## Instruction
Begin with the opening line of the records and extract each line through the one holding "1005.5, 1006.0, 1006.6]"; pictures are not part of the copy.
---------- Record extracts ----------
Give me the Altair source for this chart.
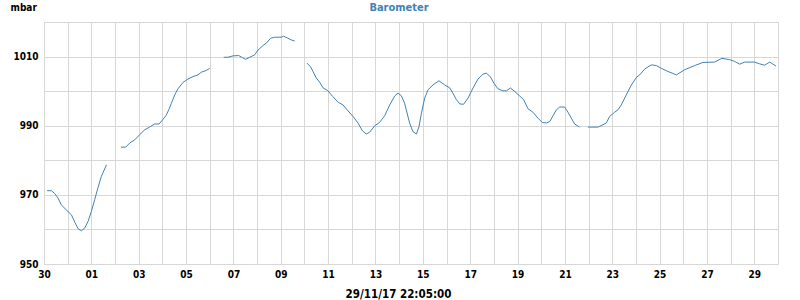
import altair as alt
import pandas as pd

# Time in days since 30 Oct 2017 00:00, barometric pressure in mbar, per unbroken run of data
seg1_days = [0.13, 0.31, 0.45, 0.59, 0.73, 0.95, 1.16, 1.30, 1.44, 1.58, 1.72, 1.86, 2.00, 2.14, 2.28, 2.42, 2.64]
seg1_mbar = [971.2, 971.2, 970.4, 969.1, 967.1, 965.6, 964.2, 962.1, 960.2, 959.6, 960.4, 962.3, 965.2, 968.6, 972.1, 975.3, 978.7]

seg2_days = [3.25, 3.45, 3.62, 3.83, 4.04, 4.25, 4.46, 4.67, 4.86, 5.01, 5.16, 5.27, 5.38, 5.52, 5.66, 5.87, 6.08, 6.29, 6.50, 6.65, 6.86, 7.00]
seg2_mbar = [983.8, 983.8, 985.0, 985.9, 987.4, 988.8, 989.6, 990.5, 990.5, 991.7, 993.0, 994.6, 996.5, 998.9, 1000.7, 1002.5, 1003.5, 1004.2, 1004.7, 1005.5, 1006.0, 1006.6]

seg3_days = [7.59, 7.77, 7.98, 8.22, 8.38, 8.51, 8.69, 8.90, 9.04, 9.25, 9.39, 9.57, 9.74, 10.03, 10.12, 10.30, 10.45, 10.59]
seg3_mbar = [1009.8, 1009.8, 1010.2, 1010.3, 1009.7, 1009.2, 1009.8, 1010.5, 1011.9, 1013.2, 1013.9, 1015.3, 1015.6, 1015.6, 1015.9, 1015.3, 1014.8, 1014.5]

seg4_days = [11.11, 11.25, 11.36, 11.50, 11.64, 11.78, 11.99, 12.20, 12.42, 12.63, 12.84, 13.05, 13.26, 13.45, 13.61, 13.75, 13.97,
             14.18, 14.39, 14.60, 14.81, 14.95, 15.09, 15.23, 15.30, 15.44, 15.58, 15.73, 15.84, 15.94, 16.08, 16.22, 16.43,
             16.68, 16.92, 17.13, 17.27, 17.42, 17.56, 17.72, 17.91, 18.12, 18.33, 18.54, 18.68, 18.85, 19.00, 19.17, 19.38,
             19.53, 19.70, 19.88, 20.09, 20.26, 20.44, 20.65, 20.86, 21.05, 21.22, 21.36, 21.50, 21.64, 21.78, 21.99, 22.13,
             22.27, 22.41, 22.62]
seg4_mbar = [1008.1, 1007.1, 1005.7, 1003.8, 1002.6, 1001.0, 1000.1, 998.4, 996.8, 996.0, 994.3, 992.7, 990.8, 988.5, 987.6, 988.1, 990.0,
             991.0, 992.9, 996.0, 998.6, 999.4, 998.7, 996.5, 994.6, 990.8, 988.3, 987.6, 989.8, 993.6, 998.0, 1000.4, 1001.8,
             1003.0, 1001.8, 1001.0, 999.4, 997.5, 996.3, 996.2, 998.0, 1000.9, 1003.5, 1004.9, 1005.2, 1004.2, 1002.3, 1000.7, 1000.1,
             1000.1, 1000.9, 999.9, 998.6, 997.5, 994.9, 993.9, 992.2, 990.9, 990.8, 991.2, 992.9, 994.6, 995.4, 995.4, 993.9,
             992.2, 990.5, 989.6]

seg5_days = [22.97, 23.40, 23.61, 23.75, 23.89, 24.10, 24.24, 24.38, 24.59, 24.81, 25.02, 25.16, 25.37, 25.65, 25.86, 26.07, 26.35,
             26.71, 27.06, 27.48, 27.83, 28.32, 28.63, 28.96, 29.17, 29.38, 29.59, 30.01, 30.22, 30.43, 30.65, 30.79, 30.92]
seg5_mbar = [989.6, 989.6, 990.3, 990.8, 992.7, 993.9, 994.6, 996.0, 998.9, 1001.8, 1004.0, 1004.7, 1006.4, 1007.6, 1007.4, 1006.6, 1005.7,
             1004.7, 1006.2, 1007.4, 1008.3, 1008.4, 1009.5, 1009.1, 1008.6, 1007.8, 1008.4, 1008.4, 1007.9, 1007.5, 1008.4, 1007.8, 1007.2]

x_ticks = list(range(0, 32))          # one gridline per day, 30 Oct .. 30 Nov
y_ticks = list(range(950, 1021, 10))  # gridlines every 10 mbar
chart_title = "Barometer"

rows = []
for i, (d, v) in enumerate([(seg1_days, seg1_mbar), (seg2_days, seg2_mbar), (seg3_days, seg3_mbar),
                            (seg4_days, seg4_mbar), (seg5_days, seg5_mbar)]):
    for a, b in zip(d, v):
        rows.append({"day": a, "mbar": b, "seg": i})
df = pd.DataFrame(rows)

FONT = "DejaVu Sans Condensed, DejaVu Sans"
BLUE = "#4282b4"

x_label_expr = ("datum.value % 2 == 0 ? (datum.value == 0 ? '30' : "
                "((datum.value - 1) < 10 ? '0' + (datum.value - 1) : '' + (datum.value - 1))) : ''")
y_label_expr = "(datum.value - 950) % 20 == 0 ? '' + datum.value : ''"

line = alt.Chart(df).mark_line(color=BLUE, strokeWidth=1, interpolate="linear").encode(
    x=alt.X("day:Q", scale=alt.Scale(domain=[0, 31], nice=False, zero=False),
            axis=alt.Axis(values=x_ticks, labelExpr=x_label_expr, title="29/11/17 22:05:00",
                          grid=True, gridColor="#d7d7d7", gridWidth=1, domain=False, ticks=False,
                          labelFlush=False, labelOverlap=False, labelPadding=5,
                          labelFont=FONT, labelFontSize=10, labelFontWeight="bold", labelColor="black",
                          titleFont=FONT, titleFontSize=11.5, titleFontWeight="bold", titleColor="black",
                          titleX=354, titleY=33, titleBaseline="alphabetic", titleAlign="center")),
    y=alt.Y("mbar:Q", scale=alt.Scale(domain=[950, 1020], nice=False, zero=False),
            axis=alt.Axis(values=y_ticks, labelExpr=y_label_expr, title="mbar",
                          grid=True, gridColor="#d7d7d7", gridWidth=1, domain=False, ticks=False,
                          labelFlush=False, labelOverlap=False, labelPadding=6,
                          labelFont=FONT, labelFontSize=10, labelFontWeight="bold", labelColor="black",
                          titleFont=FONT, titleFontSize=10, titleFontWeight="bold", titleColor="black",
                          titleAngle=0, titleX=-34, titleY=-12, titleAlign="left", titleBaseline="alphabetic")),
    detail="seg:N",
)

title_text = alt.Chart(alt.Data(values=[{"t": chart_title}])).mark_text(
    font=FONT, fontSize=11, fontWeight="bold", color=BLUE, align="center", baseline="alphabetic"
).encode(text="t:N", x=alt.value(355), y=alt.value(-11))

chart = alt.layer(line, title_text).properties(
    width=734, height=242,
    autosize=alt.AutoSizeParams(type="none"),
    padding={"left": 44, "top": 22, "right": 22, "bottom": 36},
).configure_view(stroke=None).configure(background="white")

chart.save("out.html", embed_options={"renderer": "svg", "actions": False})
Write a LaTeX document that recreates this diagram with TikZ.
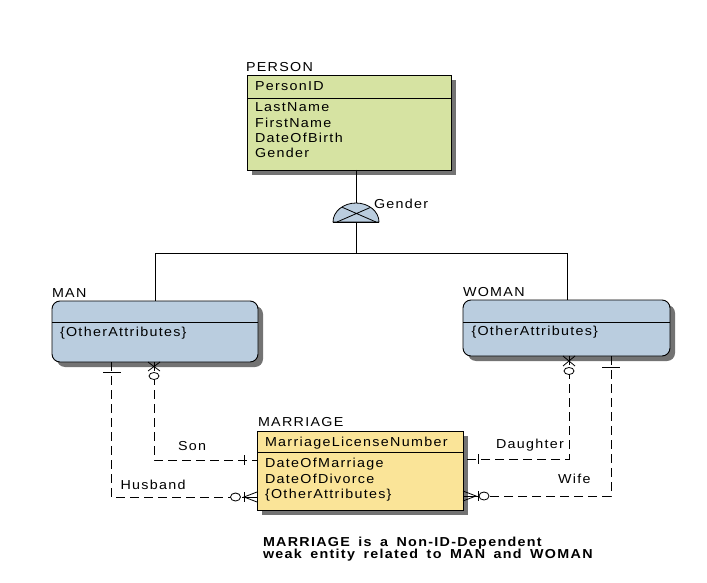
\documentclass[tikz,border=0pt]{standalone}
\usepackage{fontspec}
\setmainfont{Liberation Sans}[LetterSpace=10,FakeStretch=1.1]
\usetikzlibrary{shadows,calc}
\definecolor{pgreen}{RGB}{214,227,162}
\definecolor{mblue}{RGB}{186,205,223}
\definecolor{myellow}{RGB}{250,228,152}
\newcommand{\widesp}{\spaceskip=8.5pt\relax}
\begin{document}
\begin{tikzpicture}[x=1pt,y=-1pt,
  font=\fontsize{13}{15}\selectfont,
  ent/.style={draw=black, line width=0.9pt, anchor=north west, inner sep=0pt, outer sep=0pt,
     drop shadow={shadow xshift=5pt, shadow yshift=-5pt, fill=black!55, opacity=1}},
  txt/.style={anchor=base west, inner sep=0pt, outer sep=0pt},
  notetxt/.style={txt, font=\fontsize{13}{12}\selectfont\bfseries},
  rel/.style={line width=0.8pt, dash pattern=on 9pt off 5pt},
  sym/.style={line width=0.8pt},
  solidline/.style={line width=0.8pt}]
\useasboundingbox (0,0) rectangle (707,583);

% entities
\node[ent, fill=pgreen, minimum width=204pt, minimum height=95pt] (person) at (247,75) {};
\draw[line width=0.9pt] (person.west |- 0,98) -- (person.east |- 0,98);
\node[ent, rounded corners=8pt, fill=mblue, minimum width=206pt, minimum height=61pt] (man) at (52,301) {};
\draw[line width=0.9pt] (man.west |- 0,322) -- (man.east |- 0,322);
\node[ent, rounded corners=8pt, fill=mblue, minimum width=207pt, minimum height=56pt] (woman) at (463,300) {};
\draw[line width=0.9pt] (woman.west |- 0,322) -- (woman.east |- 0,322);
\node[ent, fill=myellow, minimum width=206pt, minimum height=79pt] (marriage) at (257,431) {};
\draw[line width=0.9pt] (marriage.west |- 0,452) -- (marriage.east |- 0,452);

% texts
\node[txt] (lperson) at (246,71.5) {PERSON};
\node[txt] (a1) at (255,91) {PersonID};
\node[txt] (a2) at (255,112) {LastName};
\node[txt] (a3) at (255,127.5) {FirstName};
\node[txt] (a4) at (255,142.5) {DateOfBirth};
\node[txt] (a5) at (255,158) {Gender};
\node[txt] (lman) at (52,297) {MAN};
\node[txt] (b1) at (60,336) {\{OtherAttributes\}};
\node[txt] (lwoman) at (463,296.5) {WOMAN};
\node[txt] (c1) at (471.5,335) {\{OtherAttributes\}};
\node[txt] (lmar) at (258,426) {MARRIAGE};
\node[txt] (d1) at (265,446) {MarriageLicenseNumber};
\node[txt] (d2) at (265,467.5) {DateOfMarriage};
\node[txt] (d3) at (265,483) {DateOfDivorce};
\node[txt] (d4) at (265,498) {\{OtherAttributes\}};
\node[txt] (lgender) at (374,208) {Gender};
\node[txt] (lson) at (178,450.5) {Son};
\node[txt] (lhus) at (120.5,489) {Husband};
\node[txt] (ldau) at (496,448) {Daughter};
\node[txt] (lwife) at (558,483) {Wife};
\node[notetxt] (note1) at (263,546) {\widesp MARRIAGE is a Non-ID-Dependent};
\node[notetxt] (note2) at (263,558) {\widesp weak entity related to MAN and WOMAN};

% subtype cluster
\coordinate (g) at (356,222);
\coordinate (j) at (356,253);
\coordinate (jl) at (155,253);
\coordinate (jr) at (567,253);
\draw[solidline] (356,0 |- person.south) -- (j);
\draw[solidline] (jl) -- (jr);
\draw[solidline] (jl) -- (155,0 |- man.north);
\draw[solidline] (jr) -- (567,0 |- woman.north);
\draw[solidline, fill=mblue] (g) ++(-23pt,0pt) arc[start angle=180, end angle=0, x radius=23pt, y radius=19pt] -- cycle;
\begin{scope}
  \clip (g) ++(-23pt,0pt) arc[start angle=180, end angle=0, x radius=23pt, y radius=19pt] -- cycle;
  \draw[solidline] (337,205) -- (376,222) (337,222) -- (376,205);
\end{scope}
\draw[solidline] (g) ++(-23pt,0pt) -- ++(46pt,0pt);

% relationships
\draw[rel] (154,0 |- man.south) -- (154,460) -- (marriage.west |- 0,460);
\draw[rel] (111,0 |- man.south) -- (111,497) -- (marriage.west |- 0,497);
\draw[rel] (569,0 |- woman.south) -- (569,459) -- (marriage.east |- 0,459);
\draw[rel] (611,0 |- woman.south) -- (611,496) -- (marriage.east |- 0,496);

% symbols: Son
\draw[sym] (148,362) -- (160,371) (160,362) -- (148,371);
\draw[sym, fill=white] (154,376) ellipse [x radius=5pt, y radius=3.5pt];
\draw[sym] (244,455) -- (244,465);
% Husband
\draw[sym] (103,372) -- (121,372);
\draw[sym] (marriage.west |- 0,492) -- (244,497) -- (marriage.west |- 0,502);
\draw[sym] (244,497) -- (marriage.west |- 0,497);
\draw[sym] (244,492) -- (244,502);
\draw[sym, fill=white] (235.5,497) ellipse [x radius=5pt, y radius=4pt];
% Daughter
\draw[sym] (563,356) -- (575,366) (575,356) -- (563,366);
\draw[sym, fill=white] (569,371) ellipse [x radius=5pt, y radius=3.5pt];
\draw[sym] (478,454) -- (478,464);
% Wife
\draw[sym] (602,367) -- (620,367);
\draw[sym] (marriage.east |- 0,491) -- (476,496) -- (marriage.east |- 0,501);
\draw[sym] (476,496) -- (marriage.east |- 0,496);
\draw[sym] (478,491) -- (478,501);
\draw[sym, fill=white] (484,496) ellipse [x radius=5pt, y radius=4pt];
\end{tikzpicture}
\end{document}
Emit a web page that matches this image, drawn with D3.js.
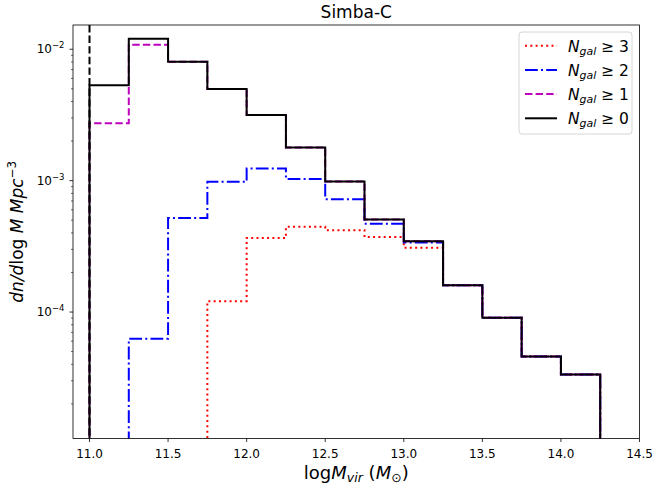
<!DOCTYPE html>
<html><head><meta charset="utf-8">
<script src="https://cdn.jsdelivr.net/npm/d3@7"></script>
<style>body{margin:0;background:#fff}svg{display:block;font-family:"DejaVu Sans",sans-serif}</style>
</head><body><svg id="c" width="654" height="489"></svg>
<script>
// ---- data ----
const binEdges = [11.0, 11.25, 11.5, 11.75, 12.0, 12.25, 12.5, 12.75, 13.0, 13.25, 13.5, 13.75, 14.0, 14.25];
const nGal0 = [5.32e-3, 1.20e-2, 8.04e-3, 4.98e-3, 3.16e-3, 1.79e-3, 9.86e-4, 5.06e-4, 3.46e-4, 1.60e-4, 9.06e-5, 4.59e-5, 3.35e-5];
const nGal1 = [2.73e-3, 1.08e-2, 8.04e-3, 4.98e-3, 3.16e-3, 1.79e-3, 9.86e-4, 5.06e-4, 3.46e-4, 1.60e-4, 9.06e-5, 4.59e-5, 3.35e-5];
const nGal2 = [0, 6.27e-5, 5.20e-4, 9.80e-4, 1.24e-3, 1.03e-3, 7.22e-4, 4.69e-4, 3.38e-4, 1.60e-4, 9.06e-5, 4.59e-5, 3.35e-5];
const nGal3 = [0, 0, 0, 1.21e-4, 3.66e-4, 4.45e-4, 4.20e-4, 3.73e-4, 3.08e-4, 1.60e-4, 9.06e-5, 4.59e-5, 3.35e-5];
const legendLabels = ["3", "2", "1", "0"];
const xTicks = [11.0, 11.5, 12.0, 12.5, 13.0, 13.5, 14.0, 14.5];
const yMajorExp = [-4, -3, -2];
const cutLine = 11.0;
const titleText = "Simba-C";

// ---- layout ----
const L = 73, R = 639.5, T = 25, B = 438.5;
const svg = d3.select("#c");
const x = d3.scaleLinear().domain([10.895, 14.5]).range([L, R]);
const y = d3.scaleLog().domain([1.090e-5, 0.01530]).range([B, T]);

svg.append("defs").append("clipPath").attr("id", "clip")
  .append("rect").attr("x", L).attr("y", T).attr("width", R - L).attr("height", B - T);

const series = [
  {vals: nGal3, color: "#ff0000", dash: "2,3.3"},
  {vals: nGal2, color: "#0000ff", dash: "12.8,3.2,2,3.2"},
  {vals: nGal1, color: "#bf00bf", dash: "7.4,3.2"},
  {vals: nGal0, color: "#000000", dash: null}
];

const yy = v => v > 0 ? y(v) : B + 30;
const line = d3.line().x(d => x(d[0])).y(d => yy(d[1]));

const g = svg.append("g").attr("clip-path", "url(#clip)");
series.forEach(s => {
  const pts = [[binEdges[0], 0]];
  s.vals.forEach((v, i) => { pts.push([binEdges[i], v]); pts.push([binEdges[i + 1], v]); });
  pts.push([binEdges[binEdges.length - 1], 0]);
  const p = g.append("path").attr("d", line(pts)).attr("fill", "none")
    .attr("stroke", s.color).attr("stroke-width", 2).attr("stroke-linejoin", "miter");
  if (s.dash) p.attr("stroke-dasharray", s.dash);
});
// vertical dashed cut line
g.append("line").attr("x1", x(cutLine)).attr("x2", x(cutLine)).attr("y1", T).attr("y2", B)
  .attr("stroke", "#000").attr("stroke-width", 2).attr("stroke-dasharray", "7.4,3.2");

// frame
svg.append("rect").attr("x", L).attr("y", T).attr("width", R - L).attr("height", B - T)
  .attr("fill", "none").attr("stroke", "#000").attr("stroke-width", 0.8);

// x ticks
xTicks.forEach(t => {
  svg.append("line").attr("x1", x(t)).attr("x2", x(t)).attr("y1", B).attr("y2", B + 3.5)
    .attr("stroke", "#000").attr("stroke-width", 0.8);
  svg.append("text").attr("x", x(t)).attr("y", 458).attr("text-anchor", "middle")
    .attr("font-size", 12).text(t.toFixed(1));
});

// y ticks
const [ylo, yhi] = y.domain();
for (let e = -6; e <= 0; e++) {
  for (let m = 1; m <= 9; m++) {
    const v = m * Math.pow(10, e);
    if (v < ylo || v > yhi) continue;
    const major = m === 1;
    svg.append("line").attr("x1", L).attr("x2", L - (major ? 3.5 : 2)).attr("y1", y(v)).attr("y2", y(v))
      .attr("stroke", "#000").attr("stroke-width", major ? 0.8 : 0.6);
  }
}
yMajorExp.forEach(e => {
  const t = svg.append("text").attr("x", 64.5).attr("y", y(Math.pow(10, e)) + 4.2)
    .attr("text-anchor", "end").attr("font-size", 12);
  t.append("tspan").text("10");
  t.append("tspan").attr("font-size", 8.5).attr("dy", -5).text("\u2212" + Math.abs(e));
});

// title
svg.append("text").attr("x", (L + R) / 2).attr("y", 18.3).attr("text-anchor", "middle")
  .attr("font-size", 17).text(titleText);

// x label
const xl = svg.append("text").attr("x", (L + R) / 2).attr("y", 479).attr("text-anchor", "middle").attr("font-size", 18);
xl.append("tspan").text("log");
xl.append("tspan").attr("font-style", "italic").text("M");
xl.append("tspan").attr("font-style", "italic").attr("font-size", 12.6).attr("dy", 3).text("vir");
xl.append("tspan").attr("dy", -3).text(" (");
xl.append("tspan").attr("font-style", "italic").text("M");
xl.append("tspan").attr("font-size", 12.6).attr("dy", 3).text("\u2299");
xl.append("tspan").attr("dy", -3).text(")");

// y label
const yl = svg.append("text").attr("transform", `translate(23,${(T + B) / 2}) rotate(-90)`)
  .attr("text-anchor", "middle").attr("font-size", 17);
yl.append("tspan").attr("font-style", "italic").text("dn/d");
yl.append("tspan").text("log ");
yl.append("tspan").attr("font-style", "italic").text("M Mpc");
yl.append("tspan").attr("font-size", 11.9).attr("dy", -7).text("\u22123");

// legend
const lg = svg.append("g");
lg.append("rect").attr("x", 519).attr("y", 32).attr("width", 113).attr("height", 102).attr("rx", 3)
  .attr("fill", "#fff").attr("fill-opacity", 0.8).attr("stroke", "#cccccc").attr("stroke-width", 0.8);
series.forEach((s, i) => {
  const cy = 45.7 + i * 24.2;
  const ln = lg.append("line").attr("x1", 525).attr("x2", 557).attr("y1", cy).attr("y2", cy)
    .attr("stroke", s.color).attr("stroke-width", 2);
  if (s.dash) ln.attr("stroke-dasharray", s.dash);
  const t = lg.append("text").attr("x", 568).attr("y", cy + 6).attr("font-size", 15.5);
  t.append("tspan").attr("font-style", "italic").text("N");
  t.append("tspan").attr("font-style", "italic").attr("font-size", 10.9).attr("dy", 3).text("gal");
  t.append("tspan").attr("dy", -3).text(" \u2265 " + legendLabels[i]);
});
</script></body></html>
----------
## Finished exercise
Give me the Altair source for this chart.
import altair as alt
import pandas as pd

# Time in days since 30 Oct 2017 00:00, barometric pressure in mbar, per unbroken run of data
seg1_days = [0.13, 0.31, 0.45, 0.59, 0.73, 0.95, 1.16, 1.30, 1.44, 1.58, 1.72, 1.86, 2.00, 2.14, 2.28, 2.42, 2.64]
seg1_mbar = [971.2, 971.2, 970.4, 969.1, 967.1, 965.6, 964.2, 962.1, 960.2, 959.6, 960.4, 962.3, 965.2, 968.6, 972.1, 975.3, 978.7]

seg2_days = [3.25, 3.45, 3.62, 3.83, 4.04, 4.25, 4.46, 4.67, 4.86, 5.01, 5.16, 5.27, 5.38, 5.52, 5.66, 5.87, 6.08, 6.29, 6.50, 6.65, 6.86, 7.00]
seg2_mbar = [983.8, 983.8, 985.0, 985.9, 987.4, 988.8, 989.6, 990.5, 990.5, 991.7, 993.0, 994.6, 996.5, 998.9, 1000.7, 1002.5, 1003.5, 1004.2, 1004.7, 1005.5, 1006.0, 1006.6]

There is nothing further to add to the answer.